ばれたかとそう思ったが、そうではなくてとても安心した。
母はその狂気を自覚していないようだった。
ごくあたりまえに、ありえないことを言うのだ。
部屋に泥棒が入っただの、銀行から残高が消えただの、慌てて調べるが、銀行も警察も首を傾げるばかりだった。
家にある防犯カメラにはなにも映っていなかったし、銀行にもそのような記録はなかった。
狂気は遺伝する、という話も聞いた。
おまえは心の底で、それを恐れていたようにおもう。
いつかじぶんの気が、ちがってしまうのではないかと、そして、じぶんはそれに気付くことはないのだと、そう思っていると常識が、じぶんがじぶんであるという、その自己幻想のぬるま湯に浸って生きるということが、人生にまともにとりあうということが、価値のないことのようにおもえた。
そう、母が狂っているのではなく、じぶんこそが、母が狂ったという妄想をしている可能性を知ってしまったから。
いまおまえははらわたを食われている。
身体が痛がっているのだろう。
筋肉がぴくっと痙攣した。
けれど痛みにはもう、ずいぶんとまえになれていたから、痛みを堪えたり耐えることはしていない。
心頭滅却すれば火もまた涼し、である。
怒りはもうわいてこない。
狼に対する慈愛の心さえ芽生えている。
おまえは良き家畜だった。
それに、はらわたはもう再生して、皮膚ができあがりつつあった。
いまは足を食われている。
めきめきと骨がしなり、折れちぎれる。
肉を食む音がする。
おまえは狼にそれぞれなまえをつけていた。
睾丸を好んで食う個体がちかづいてきている。
まるちゃんと、おまえはその狼に名付けた。
まるちゃんの頬には傷があった。
勇猛な狼なのだろうと思う。
性欲もかなり強い。
まるちゃんがおまえの睾丸に犬歯を突きたてた。
全身の筋肉がびくんとうなって、おまえの身体が宙を浮いた
睾丸を食われるのはかなり痛いのをおまえは知っている。
おまえにはもうなんともないことだが、おまえの身体は痛みに正直だ。
まるちゃんは咀嚼した。
咀嚼しているうちに再生した睾丸をまた食べる。
それを十数度繰りかえし、そのたびにおまえの身体ははねた。
まるちゃんはおまえから離れて、さっちゃんの元へ向かった。
さっちゃんはまるちゃんのお気に入りである。
まるちゃんはさっちゃんに襲いかかる。
さっちゃんはいつも、最初はいやいやをするが、最後は結局まるちゃんを受け入れる。
いつものことである。
狼の交尾は想像していたよりも長い。
どうぶつの交尾はたいてい、短いものだとおまえはおもっていたのだが、狼はちがった。
おそらく、二十分くらいしているんじゃないかと思う。
おまえは全身を食われながら、まるちゃんとさっちゃんの交尾を眺めた。
そしておまえのペニスは勃起する。
ほんとうに身体は正直だ。
やれやれである。
食われているあいだもわりと勃起しがちなのだけれど、まるちゃんとさっちゃんの交尾を眺めているあいだのペニスは別格の固さがあるようにおもう。

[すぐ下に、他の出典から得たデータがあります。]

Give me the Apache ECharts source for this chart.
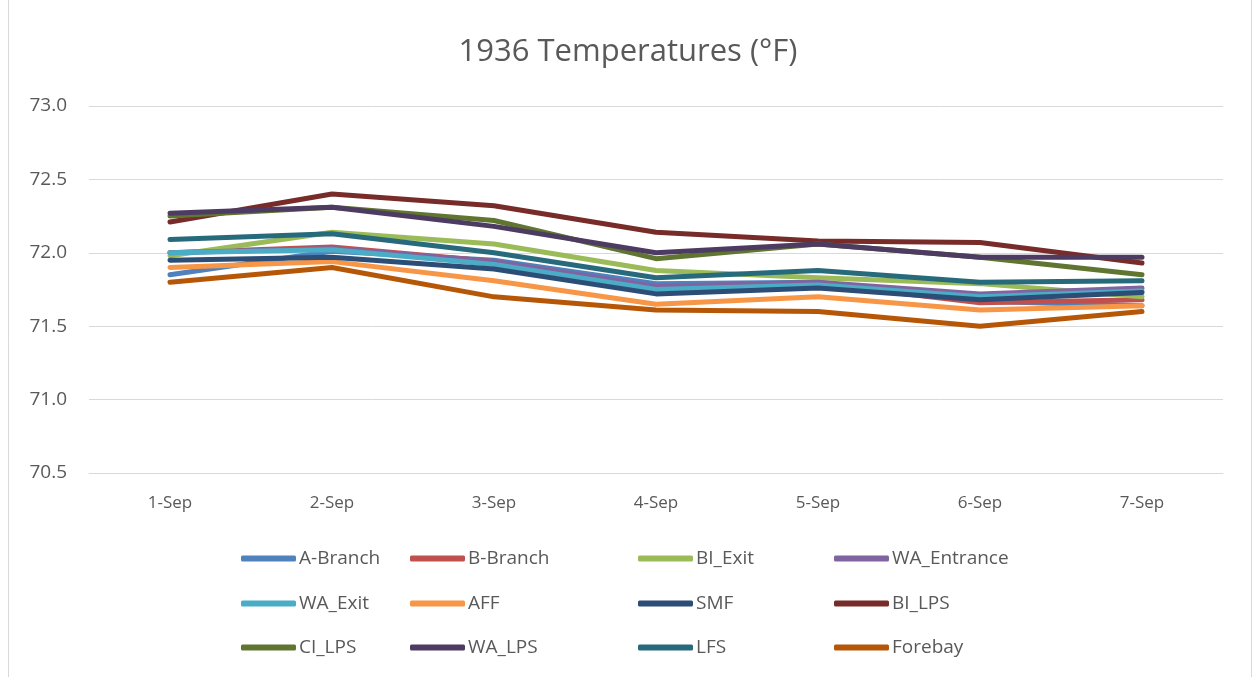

交尾を終えたまるちゃんは、巣のすみに積まれているチュッパチャップスを、がりがりとかじり、包装を吐き出す。
「しにさらせえええええ!!!!!」
誰かの叫び声がした。
同時に巣の全体に炎がまわって、おまえは火につつまれる。
血が沸騰し、皮膚がびりびりと破ける、全身のタンパク質が変質していく。
一角狼たちの悲痛な叫び声が聞こえた。